[GIVEN REQUEST] Reproduce all the lines exactly as they stand, apart from the pictures.
.....
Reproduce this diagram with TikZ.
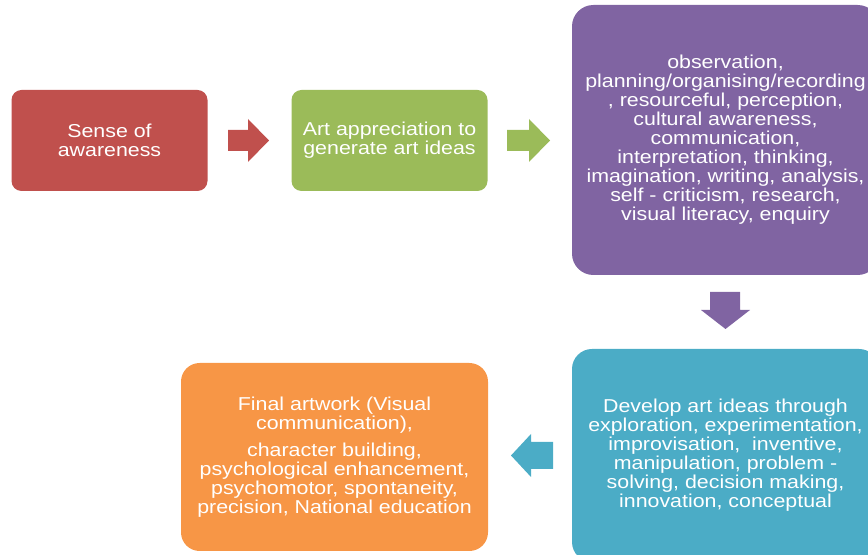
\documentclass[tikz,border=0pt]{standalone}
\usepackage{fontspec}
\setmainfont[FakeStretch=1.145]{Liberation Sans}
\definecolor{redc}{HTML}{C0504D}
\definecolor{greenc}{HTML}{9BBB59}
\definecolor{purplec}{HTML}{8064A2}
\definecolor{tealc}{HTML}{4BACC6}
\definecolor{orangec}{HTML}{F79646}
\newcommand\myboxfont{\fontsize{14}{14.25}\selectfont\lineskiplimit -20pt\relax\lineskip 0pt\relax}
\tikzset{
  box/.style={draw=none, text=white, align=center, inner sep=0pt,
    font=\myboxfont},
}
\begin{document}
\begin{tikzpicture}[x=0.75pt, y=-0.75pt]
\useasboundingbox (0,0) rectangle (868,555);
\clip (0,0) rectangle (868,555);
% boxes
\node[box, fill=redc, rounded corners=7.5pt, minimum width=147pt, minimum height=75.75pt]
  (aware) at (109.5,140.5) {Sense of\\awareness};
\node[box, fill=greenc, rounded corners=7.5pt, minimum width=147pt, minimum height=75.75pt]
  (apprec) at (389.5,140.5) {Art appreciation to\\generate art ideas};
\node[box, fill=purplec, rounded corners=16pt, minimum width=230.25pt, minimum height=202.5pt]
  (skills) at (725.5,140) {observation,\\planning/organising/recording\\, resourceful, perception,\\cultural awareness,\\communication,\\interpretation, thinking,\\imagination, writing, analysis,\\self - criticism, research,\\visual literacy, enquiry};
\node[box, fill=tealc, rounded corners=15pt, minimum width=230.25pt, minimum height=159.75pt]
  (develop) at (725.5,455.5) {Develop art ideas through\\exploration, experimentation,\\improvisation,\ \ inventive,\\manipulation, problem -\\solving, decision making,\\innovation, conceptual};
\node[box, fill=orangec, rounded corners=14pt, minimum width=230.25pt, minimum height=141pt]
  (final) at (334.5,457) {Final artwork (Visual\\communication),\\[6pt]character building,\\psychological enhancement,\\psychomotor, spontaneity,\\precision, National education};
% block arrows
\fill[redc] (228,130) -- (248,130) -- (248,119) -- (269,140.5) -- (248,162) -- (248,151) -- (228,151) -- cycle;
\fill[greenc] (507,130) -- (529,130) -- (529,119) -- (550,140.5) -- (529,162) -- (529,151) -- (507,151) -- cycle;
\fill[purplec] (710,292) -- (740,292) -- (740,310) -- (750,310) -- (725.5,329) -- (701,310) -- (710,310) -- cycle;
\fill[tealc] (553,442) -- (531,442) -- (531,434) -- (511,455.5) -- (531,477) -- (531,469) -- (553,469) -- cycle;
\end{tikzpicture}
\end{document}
.....
[EXERCISE RESULT]
Reproduce this diagram with TikZ.
\documentclass[tikz,border=0pt]{standalone}
\usepackage{fontspec}
\setmainfont[FakeStretch=1.145]{Liberation Sans}
\definecolor{redc}{HTML}{C0504D}
\definecolor{greenc}{HTML}{9BBB59}
\definecolor{purplec}{HTML}{8064A2}
\definecolor{tealc}{HTML}{4BACC6}
\definecolor{orangec}{HTML}{F79646}
\newcommand\myboxfont{\fontsize{14}{14.25}\selectfont\lineskiplimit -20pt\relax\lineskip 0pt\relax}
\tikzset{
  box/.style={draw=none, text=white, align=center, inner sep=0pt,
    font=\myboxfont},
}
\begin{document}
\begin{tikzpicture}[x=0.75pt, y=-0.75pt]
\useasboundingbox (0,0) rectangle (868,555);
\clip (0,0) rectangle (868,555);
% boxes
\node[box, fill=redc, rounded corners=7.5pt, minimum width=147pt, minimum height=75.75pt]
  (aware) at (109.5,140.5) {Sense of\\awareness};
\node[box, fill=greenc, rounded corners=7.5pt, minimum width=147pt, minimum height=75.75pt]
  (apprec) at (389.5,140.5) {Art appreciation to\\generate art ideas};
\node[box, fill=purplec, rounded corners=16pt, minimum width=230.25pt, minimum height=202.5pt]
  (skills) at (725.5,140) {observation,\\planning/organising/recording\\, resourceful, perception,\\cultural awareness,\\communication,\\interpretation, thinking,\\imagination, writing, analysis,\\self - criticism, research,\\visual literacy, enquiry};
\node[box, fill=tealc, rounded corners=15pt, minimum width=230.25pt, minimum height=159.75pt]
  (develop) at (725.5,455.5) {Develop art ideas through\\exploration, experimentation,\\improvisation,\ \ inventive,\\manipulation, problem -\\solving, decision making,\\innovation, conceptual};
\node[box, fill=orangec, rounded corners=14pt, minimum width=230.25pt, minimum height=141pt]
  (final) at (334.5,457) {Final artwork (Visual\\communication),\\[6pt]character building,\\psychological enhancement,\\psychomotor, spontaneity,\\precision, National education};
% block arrows
\fill[redc] (228,130) -- (248,130) -- (248,119) -- (269,140.5) -- (248,162) -- (248,151) -- (228,151) -- cycle;
\fill[greenc] (507,130) -- (529,130) -- (529,119) -- (550,140.5) -- (529,162) -- (529,151) -- (507,151) -- cycle;
\fill[purplec] (710,292) -- (740,292) -- (740,310) -- (750,310) -- (725.5,329) -- (701,310) -- (710,310) -- cycle;
\fill[tealc] (553,442) -- (531,442) -- (531,434) -- (511,455.5) -- (531,477) -- (531,469) -- (553,469) -- cycle;
\end{tikzpicture}
\end{document}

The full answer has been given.